**Task objective**
Restate the whole listing word for word. Pictures are left out.

**Data block**
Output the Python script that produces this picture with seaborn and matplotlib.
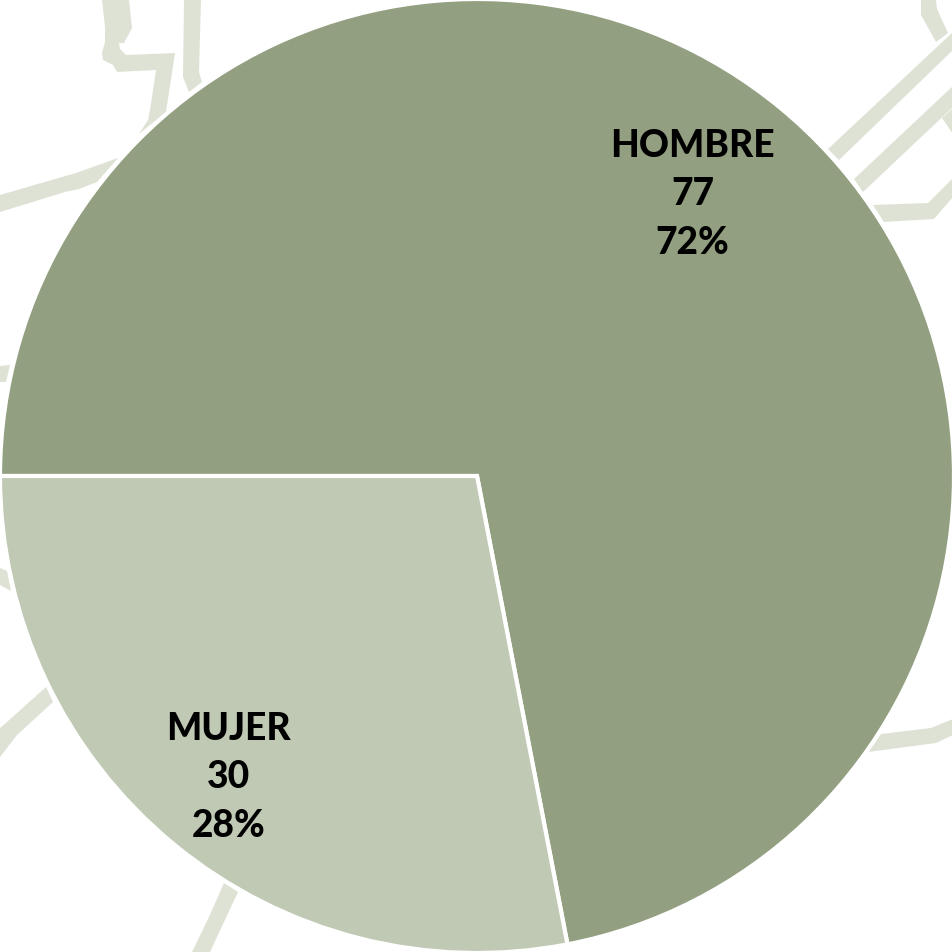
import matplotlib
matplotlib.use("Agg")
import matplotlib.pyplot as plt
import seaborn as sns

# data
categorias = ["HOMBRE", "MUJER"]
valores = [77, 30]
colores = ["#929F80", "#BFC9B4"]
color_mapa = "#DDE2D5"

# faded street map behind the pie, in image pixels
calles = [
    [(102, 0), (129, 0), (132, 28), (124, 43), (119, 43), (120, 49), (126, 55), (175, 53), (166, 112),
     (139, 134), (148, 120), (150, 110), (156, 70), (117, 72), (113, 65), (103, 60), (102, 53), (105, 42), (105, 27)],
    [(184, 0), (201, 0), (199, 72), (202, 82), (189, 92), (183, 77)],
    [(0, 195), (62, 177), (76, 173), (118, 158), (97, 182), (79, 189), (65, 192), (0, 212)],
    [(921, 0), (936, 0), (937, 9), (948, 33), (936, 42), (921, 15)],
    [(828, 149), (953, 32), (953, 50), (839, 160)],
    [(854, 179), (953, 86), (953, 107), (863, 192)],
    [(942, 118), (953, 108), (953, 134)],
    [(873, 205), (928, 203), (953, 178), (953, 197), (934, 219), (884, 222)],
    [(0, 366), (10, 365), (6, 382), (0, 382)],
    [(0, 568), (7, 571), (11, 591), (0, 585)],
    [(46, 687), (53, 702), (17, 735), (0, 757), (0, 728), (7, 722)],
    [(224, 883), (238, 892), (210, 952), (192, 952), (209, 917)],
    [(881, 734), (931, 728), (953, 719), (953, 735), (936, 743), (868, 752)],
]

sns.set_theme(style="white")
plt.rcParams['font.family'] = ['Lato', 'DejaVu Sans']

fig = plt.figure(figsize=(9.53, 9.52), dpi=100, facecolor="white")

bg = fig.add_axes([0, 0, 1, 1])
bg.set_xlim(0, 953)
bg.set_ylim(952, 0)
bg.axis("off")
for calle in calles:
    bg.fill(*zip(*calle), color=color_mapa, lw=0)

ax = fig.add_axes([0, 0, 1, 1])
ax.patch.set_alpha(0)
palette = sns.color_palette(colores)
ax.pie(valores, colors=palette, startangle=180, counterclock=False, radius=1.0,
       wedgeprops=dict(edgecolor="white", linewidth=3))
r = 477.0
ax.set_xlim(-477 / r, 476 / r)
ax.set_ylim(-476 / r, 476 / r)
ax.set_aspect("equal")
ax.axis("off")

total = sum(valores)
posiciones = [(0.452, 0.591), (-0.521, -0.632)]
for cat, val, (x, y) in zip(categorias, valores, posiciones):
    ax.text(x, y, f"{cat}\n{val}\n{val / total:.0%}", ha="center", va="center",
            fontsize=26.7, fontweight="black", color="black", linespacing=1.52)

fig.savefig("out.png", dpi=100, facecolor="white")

**Result below**
Output the Python script that produces this picture with seaborn and matplotlib.
import matplotlib
matplotlib.use("Agg")
import matplotlib.pyplot as plt
import seaborn as sns

# data
categorias = ["HOMBRE", "MUJER"]
valores = [77, 30]
colores = ["#929F80", "#BFC9B4"]
color_mapa = "#DDE2D5"

# faded street map behind the pie, in image pixels
calles = [
    [(102, 0), (129, 0), (132, 28), (124, 43), (119, 43), (120, 49), (126, 55), (175, 53), (166, 112),
     (139, 134), (148, 120), (150, 110), (156, 70), (117, 72), (113, 65), (103, 60), (102, 53), (105, 42), (105, 27)],
    [(184, 0), (201, 0), (199, 72), (202, 82), (189, 92), (183, 77)],
    [(0, 195), (62, 177), (76, 173), (118, 158), (97, 182), (79, 189), (65, 192), (0, 212)],
    [(921, 0), (936, 0), (937, 9), (948, 33), (936, 42), (921, 15)],
    [(828, 149), (953, 32), (953, 50), (839, 160)],
    [(854, 179), (953, 86), (953, 107), (863, 192)],
    [(942, 118), (953, 108), (953, 134)],
    [(873, 205), (928, 203), (953, 178), (953, 197), (934, 219), (884, 222)],
    [(0, 366), (10, 365), (6, 382), (0, 382)],
    [(0, 568), (7, 571), (11, 591), (0, 585)],
    [(46, 687), (53, 702), (17, 735), (0, 757), (0, 728), (7, 722)],
    [(224, 883), (238, 892), (210, 952), (192, 952), (209, 917)],
    [(881, 734), (931, 728), (953, 719), (953, 735), (936, 743), (868, 752)],
]

sns.set_theme(style="white")
plt.rcParams['font.family'] = ['Lato', 'DejaVu Sans']

fig = plt.figure(figsize=(9.53, 9.52), dpi=100, facecolor="white")

bg = fig.add_axes([0, 0, 1, 1])
bg.set_xlim(0, 953)
bg.set_ylim(952, 0)
bg.axis("off")
for calle in calles:
    bg.fill(*zip(*calle), color=color_mapa, lw=0)

ax = fig.add_axes([0, 0, 1, 1])
ax.patch.set_alpha(0)
palette = sns.color_palette(colores)
ax.pie(valores, colors=palette, startangle=180, counterclock=False, radius=1.0,
       wedgeprops=dict(edgecolor="white", linewidth=3))
r = 477.0
ax.set_xlim(-477 / r, 476 / r)
ax.set_ylim(-476 / r, 476 / r)
ax.set_aspect("equal")
ax.axis("off")

total = sum(valores)
posiciones = [(0.452, 0.591), (-0.521, -0.632)]
for cat, val, (x, y) in zip(categorias, valores, posiciones):
    ax.text(x, y, f"{cat}\n{val}\n{val / total:.0%}", ha="center", va="center",
            fontsize=26.7, fontweight="black", color="black", linespacing=1.52)

fig.savefig("out.png", dpi=100, facecolor="white")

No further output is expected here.